▶ Task details
Gather all lines in the entries that include the word "with".

▶ Task material

──────────

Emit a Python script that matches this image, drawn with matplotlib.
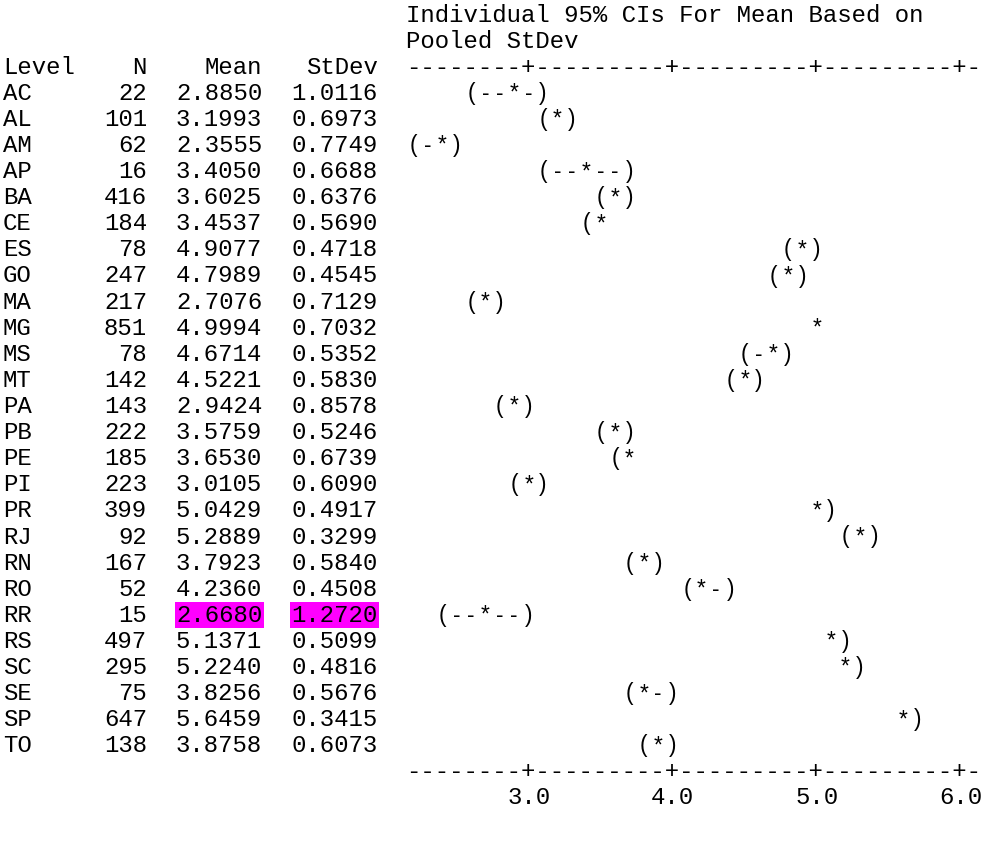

──────────

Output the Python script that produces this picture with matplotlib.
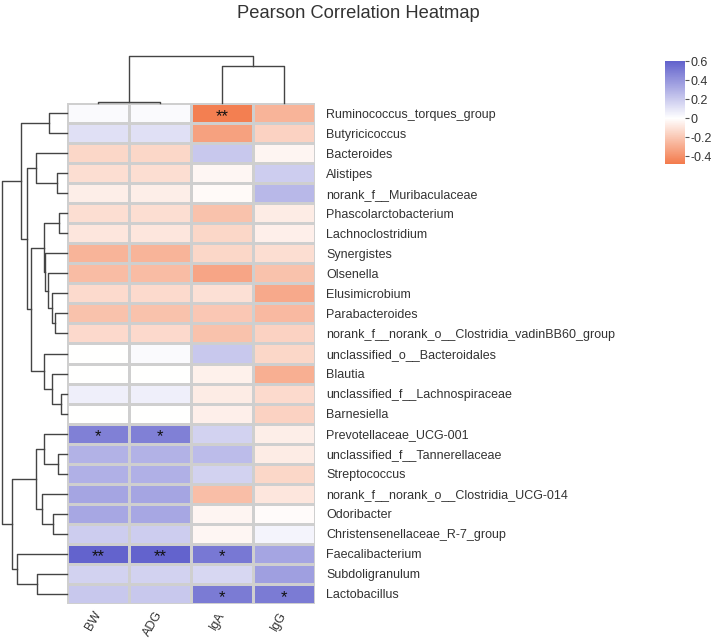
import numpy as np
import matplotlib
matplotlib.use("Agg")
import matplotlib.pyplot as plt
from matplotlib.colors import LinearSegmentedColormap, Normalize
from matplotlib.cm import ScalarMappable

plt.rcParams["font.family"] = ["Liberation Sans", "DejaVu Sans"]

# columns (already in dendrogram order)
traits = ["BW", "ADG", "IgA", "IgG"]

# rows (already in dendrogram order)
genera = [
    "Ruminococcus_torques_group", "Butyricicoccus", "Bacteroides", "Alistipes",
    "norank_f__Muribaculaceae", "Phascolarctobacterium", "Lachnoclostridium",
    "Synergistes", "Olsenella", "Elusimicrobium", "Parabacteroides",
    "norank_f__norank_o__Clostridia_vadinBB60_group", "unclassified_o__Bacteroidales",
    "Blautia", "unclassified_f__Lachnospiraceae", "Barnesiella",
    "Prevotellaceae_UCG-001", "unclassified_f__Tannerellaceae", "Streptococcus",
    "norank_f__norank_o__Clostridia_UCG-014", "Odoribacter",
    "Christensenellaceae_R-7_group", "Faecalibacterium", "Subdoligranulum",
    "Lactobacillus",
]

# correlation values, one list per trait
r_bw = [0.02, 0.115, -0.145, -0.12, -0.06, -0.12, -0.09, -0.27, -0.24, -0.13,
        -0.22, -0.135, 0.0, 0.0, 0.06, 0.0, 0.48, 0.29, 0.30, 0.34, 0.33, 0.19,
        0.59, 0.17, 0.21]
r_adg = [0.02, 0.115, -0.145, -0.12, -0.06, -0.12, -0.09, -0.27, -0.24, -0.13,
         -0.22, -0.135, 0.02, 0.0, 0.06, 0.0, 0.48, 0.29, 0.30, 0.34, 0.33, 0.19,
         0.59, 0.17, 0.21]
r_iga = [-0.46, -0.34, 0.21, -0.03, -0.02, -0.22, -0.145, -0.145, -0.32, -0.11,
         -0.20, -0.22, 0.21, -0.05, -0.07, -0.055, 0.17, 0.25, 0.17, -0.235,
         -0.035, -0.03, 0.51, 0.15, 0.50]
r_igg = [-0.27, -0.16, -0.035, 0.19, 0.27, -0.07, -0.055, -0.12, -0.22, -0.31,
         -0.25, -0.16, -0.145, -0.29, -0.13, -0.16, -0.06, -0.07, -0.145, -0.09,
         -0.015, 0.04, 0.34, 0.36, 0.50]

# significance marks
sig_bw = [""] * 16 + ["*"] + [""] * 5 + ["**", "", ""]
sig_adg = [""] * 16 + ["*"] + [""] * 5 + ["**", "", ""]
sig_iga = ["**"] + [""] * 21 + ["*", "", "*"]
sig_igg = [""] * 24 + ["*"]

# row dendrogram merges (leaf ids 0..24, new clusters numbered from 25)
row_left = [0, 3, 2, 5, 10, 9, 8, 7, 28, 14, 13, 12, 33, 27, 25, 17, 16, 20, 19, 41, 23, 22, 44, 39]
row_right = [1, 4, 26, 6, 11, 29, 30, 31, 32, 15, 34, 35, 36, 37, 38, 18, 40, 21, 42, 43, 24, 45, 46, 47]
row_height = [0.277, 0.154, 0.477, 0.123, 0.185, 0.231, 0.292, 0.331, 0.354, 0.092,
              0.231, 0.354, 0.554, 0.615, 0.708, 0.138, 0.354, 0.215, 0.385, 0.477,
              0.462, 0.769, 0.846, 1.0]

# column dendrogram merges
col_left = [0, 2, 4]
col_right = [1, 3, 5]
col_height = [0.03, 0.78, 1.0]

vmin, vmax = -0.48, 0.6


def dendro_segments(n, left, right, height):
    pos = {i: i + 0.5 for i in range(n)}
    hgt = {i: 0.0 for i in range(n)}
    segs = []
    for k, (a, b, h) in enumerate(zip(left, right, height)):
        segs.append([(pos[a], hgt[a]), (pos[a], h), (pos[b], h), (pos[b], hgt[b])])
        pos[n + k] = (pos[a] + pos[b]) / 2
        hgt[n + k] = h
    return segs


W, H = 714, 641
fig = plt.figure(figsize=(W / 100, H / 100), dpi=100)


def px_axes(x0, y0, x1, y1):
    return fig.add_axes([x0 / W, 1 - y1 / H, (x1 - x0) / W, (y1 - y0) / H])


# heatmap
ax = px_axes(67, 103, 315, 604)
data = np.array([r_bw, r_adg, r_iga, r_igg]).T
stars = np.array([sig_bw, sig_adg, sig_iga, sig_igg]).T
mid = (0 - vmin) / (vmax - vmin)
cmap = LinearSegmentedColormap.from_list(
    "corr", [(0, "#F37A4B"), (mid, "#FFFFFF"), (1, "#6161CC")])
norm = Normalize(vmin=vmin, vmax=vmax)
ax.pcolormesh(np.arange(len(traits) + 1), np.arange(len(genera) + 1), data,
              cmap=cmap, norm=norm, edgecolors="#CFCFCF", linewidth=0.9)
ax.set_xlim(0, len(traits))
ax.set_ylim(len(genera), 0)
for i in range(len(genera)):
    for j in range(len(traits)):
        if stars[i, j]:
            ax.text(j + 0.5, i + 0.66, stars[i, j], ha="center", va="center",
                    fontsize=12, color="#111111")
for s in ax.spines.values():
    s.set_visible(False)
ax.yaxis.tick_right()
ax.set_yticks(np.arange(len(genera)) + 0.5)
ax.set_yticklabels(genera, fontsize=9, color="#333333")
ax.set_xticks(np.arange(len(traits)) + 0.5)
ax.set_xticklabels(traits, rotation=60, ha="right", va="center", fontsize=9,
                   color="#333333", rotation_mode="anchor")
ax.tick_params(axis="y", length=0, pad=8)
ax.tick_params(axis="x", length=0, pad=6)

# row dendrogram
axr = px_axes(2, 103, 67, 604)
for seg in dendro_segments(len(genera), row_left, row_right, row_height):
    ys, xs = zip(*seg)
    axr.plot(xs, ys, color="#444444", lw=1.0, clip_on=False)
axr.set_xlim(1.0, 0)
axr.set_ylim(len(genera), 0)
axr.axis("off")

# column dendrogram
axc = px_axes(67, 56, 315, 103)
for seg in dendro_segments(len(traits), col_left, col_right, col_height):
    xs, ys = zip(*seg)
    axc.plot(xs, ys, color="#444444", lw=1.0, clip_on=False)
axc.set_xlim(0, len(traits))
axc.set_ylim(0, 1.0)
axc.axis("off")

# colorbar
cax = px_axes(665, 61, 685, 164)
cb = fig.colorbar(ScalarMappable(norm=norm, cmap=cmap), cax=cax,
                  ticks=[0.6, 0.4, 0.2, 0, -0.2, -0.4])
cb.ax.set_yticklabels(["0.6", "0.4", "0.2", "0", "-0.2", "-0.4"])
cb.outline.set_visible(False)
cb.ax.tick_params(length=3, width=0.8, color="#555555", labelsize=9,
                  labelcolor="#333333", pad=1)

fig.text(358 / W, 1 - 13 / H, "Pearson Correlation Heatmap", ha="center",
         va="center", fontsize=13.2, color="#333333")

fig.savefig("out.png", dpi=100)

──────────

▶ Answer to the task
Emit a Python script that matches this image, drawn with matplotlib.
Output the Python script that produces this picture with matplotlib.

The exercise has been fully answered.